To obtain a mel-spectrogram, speech utterances and speech are divided into short frames of uniform length. To perform spectral analysis on each frame, it must be transformed from the time domain to the frequency domain. This transformation step uses techniques such as the Fast Fourier Transform (FFT) and the Short Time Fourier Transform (STFT). The transformation step uses a Hamming window to reduce frequency leakage, which occurs when a signal is truncated to a certain length and the periods of the signal are not exactly aligned, and edge effects, which are distortions of the signal at the beginning and end of the signal in the time domain. After this transformation, the derived spectrum is interfaced with a bank of mel filters to extract the energy associated with each frequency bank on the mel scale. The mel-spectrogram effectively encapsulates relevant information about speech by representing three-dimensional data of time, frequency, and amplitude as a two-dimensional image [19].

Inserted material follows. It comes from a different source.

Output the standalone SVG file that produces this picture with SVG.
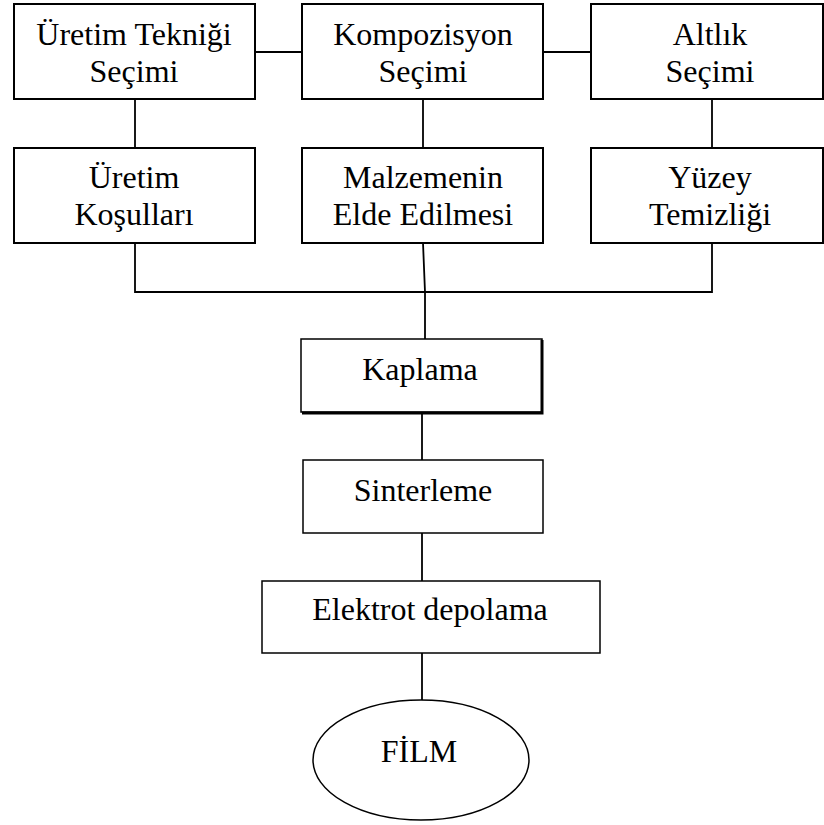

Therefore, in this study, we use mel-spectrograms as input data to augment speech data through the diffusion process. Furthermore, the reason why we do not use features other than mel-spectrograms in this study is that if we use features such as MFCC or chroma in the diffusion model, we are trying to generate the value of the feature rather than the speech information itself, and we use mel-spectrograms because the diffusion model originated in the image domain and we want to extend it to the speech domain. In addition, by evaluating the enhanced emotional speech data by using it as input to the emotion evaluation model, we can comprehensively analyze the trajectories of complex speech features and emotional nuances [20].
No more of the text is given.